By Megan V. Williams

Wilmington, NC – Wilmington's City Council sent the developers of a planned mixed-use project alongside the Cape Fear Memorial Bridge back to the drawing board last night.

Council members voted to ask developer John Evans to retool his plans for a 14-story residential and commercial complex before they would consider his request to rezone the property it would sit on.

Currently, the weedy, rubble-strewn lots in question are zoned Light Industrial. Evans wants to be the first to win the city's new Riverfront Mixed Use designation.

Between the project's supporters and its opponents, there was hardly room to stand during the public meeting; the audience filled the chairs, wrapped around the walls and a few even headed up the chamber's little-used gallery.

Among the speakers, Wilmington resident Ed Spencer described the land today as "a broken concrete jungle from a bygone era," calling it an 'eyesore,' a word repeated by many on both sides.

Pleading Gateway's case, Spencer argued that the development would not just improve the entry to the city, but also provide jobs and increase the local tax base.

Many of Gateway's possible neighbors formed the opposition, from residents of the nearby historic neighborhood on one side, to Colonial-Carolina Inc. on the other. A representative of the chemical storage company said the change could zone them out of business.

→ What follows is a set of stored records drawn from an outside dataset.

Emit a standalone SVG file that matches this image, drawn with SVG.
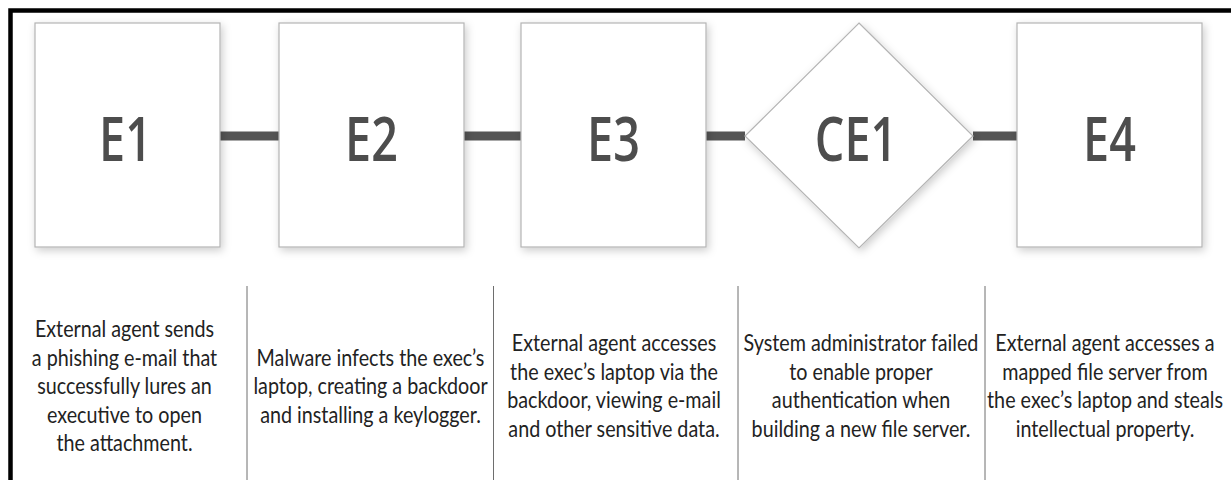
<svg xmlns="http://www.w3.org/2000/svg" width="1231" height="480" viewBox="0 0 1231 480">
<style>
.box{fill:#fff;stroke:#b4b4b4;stroke-width:1.2}
.lbl{font-family:"Open Sans","Noto Sans",sans-serif;font-size:61.5px;font-weight:600;fill:#4d4d4d;text-anchor:middle}
.desc{font-family:Lato,"Open Sans",sans-serif;font-size:23.5px;fill:#222;text-anchor:middle}
.conn{stroke:#555;stroke-width:9;fill:none}
.div{stroke:#6e6e6e;stroke-width:1;fill:none}
</style>
<defs>
<filter id="sh" x="-20%" y="-20%" width="140%" height="140%">
<feDropShadow dx="2" dy="3" stdDeviation="4.5" flood-color="#000" flood-opacity="0.2"/>
</filter>
</defs>
<rect width="1231" height="480" fill="#fff"/>
<path d="M10.5 482 V10.5 H1233" fill="none" stroke="#000" stroke-width="4.5"/>
<g id="connectors">
<line class="conn" x1="220" y1="136" x2="279" y2="136"/>
<line class="conn" x1="464" y1="136" x2="521" y2="136"/>
<line class="conn" x1="706" y1="136" x2="745" y2="136"/>
<line class="conn" x1="973" y1="136" x2="1017" y2="136"/>
</g>
<g id="e1">
<rect class="box" x="35" y="23" width="185" height="224" filter="url(#sh)"/>
<text class="lbl" transform="translate(125.5,161) scale(0.76,1)">E1</text>
</g>
<g id="e2">
<rect class="box" x="279" y="23" width="185" height="224" filter="url(#sh)"/>
<text class="lbl" transform="translate(371.5,161) scale(0.76,1)">E2</text>
</g>
<g id="e3">
<rect class="box" x="521" y="23" width="185" height="224" filter="url(#sh)"/>
<text class="lbl" transform="translate(613.5,161) scale(0.76,1)">E3</text>
</g>
<g id="ce1">
<polygon class="box" points="859,23 973,136 859,248 745,136" filter="url(#sh)"/>
<text class="lbl" transform="translate(856,161) scale(0.76,1)">CE1</text>
</g>
<g id="e4">
<rect class="box" x="1017" y="23" width="185" height="224" filter="url(#sh)"/>
<text class="lbl" transform="translate(1109.5,161) scale(0.76,1)">E4</text>
</g>
<g id="dividers">
<line class="div" x1="247" y1="286" x2="247" y2="480"/>
<line class="div" x1="493.5" y1="286" x2="493.5" y2="480"/>
<line class="div" x1="738" y1="286" x2="738" y2="480"/>
<line class="div" x1="985" y1="286" x2="985" y2="480"/>
</g>
<g id="descriptions">
<text class="desc" transform="translate(124.5,0) scale(0.84,1)"><tspan x="0" y="337">External agent sends</tspan><tspan x="0" y="365.6">a phishing e-mail that</tspan><tspan x="0" y="394.2">successfully lures an</tspan><tspan x="0" y="422.8">executive to open</tspan><tspan x="0" y="451.4">the attachment.</tspan></text>
<text class="desc" transform="translate(370.5,0) scale(0.84,1)"><tspan x="0" y="365.6">Malware infects the exec’s</tspan><tspan x="0" y="394.2">laptop, creating a backdoor</tspan><tspan x="0" y="422.8">and installing a keylogger.</tspan></text>
<text class="desc" transform="translate(614,0) scale(0.84,1)"><tspan x="0" y="351.3">External agent accesses</tspan><tspan x="0" y="379.9">the exec’s laptop via the</tspan><tspan x="0" y="408.5">backdoor, viewing e-mail</tspan><tspan x="0" y="437.1">and other sensitive data.</tspan></text>
<text class="desc" transform="translate(861,0) scale(0.84,1)"><tspan x="0" y="351.3">System administrator failed</tspan><tspan x="0" y="379.9">to enable proper</tspan><tspan x="0" y="408.5">authentication when</tspan><tspan x="0" y="437.1">building a new file server.</tspan></text>
<text class="desc" transform="translate(1105,0) scale(0.84,1)"><tspan x="0" y="351.3">External agent accesses a</tspan><tspan x="0" y="379.9">mapped file server from</tspan><tspan x="0" y="408.5">the exec’s laptop and steals</tspan><tspan x="0" y="437.1">intellectual property.</tspan></text>
</g>
</svg>
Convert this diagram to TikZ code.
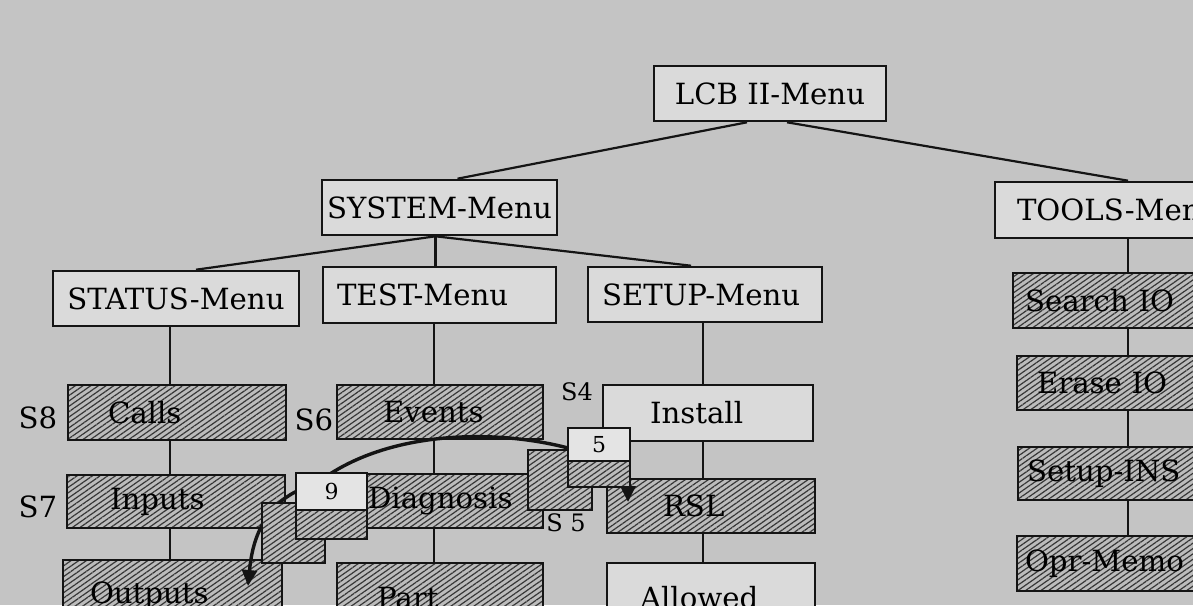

Castle street resident Hannah Vaughn brought a petition she said nearly a hundred of her neighbors had signed to oppose the project. While she personally would like to see the land remain industrial, Vaughn says there might be proposals the neighborhood could accept.

"If they could scale it back, put a few condos there or something, I do think the neighbors, we could all live with that," Vaughn said. "But nothing that's going to present this much traffic."

CONA, the Council of Neighborhood Associations, Residents of Old Wilmington and the Cape Fear River Watch added their protests against the project. Wilmington Downtown, Inc. spoke in favor, although they also listed a couple of conditions to their support.

City Council members too brought up several concerns, from better traffic mitigation to guaranteed public greenspace, eventually giving Evans a laundry list of changes they want him to make before he starts the approval process all over again in front of the Wilmington Planning Commission at its next meeting in March.

After the meeting, Evans said he doesn't expect the final project to look very different from the current proposal.

"The presence of something inspirational and viable right next to the gateway to Wilmington, those are the big points," Evans said. "How we can have a lighter impact on the neighborhood, those are details."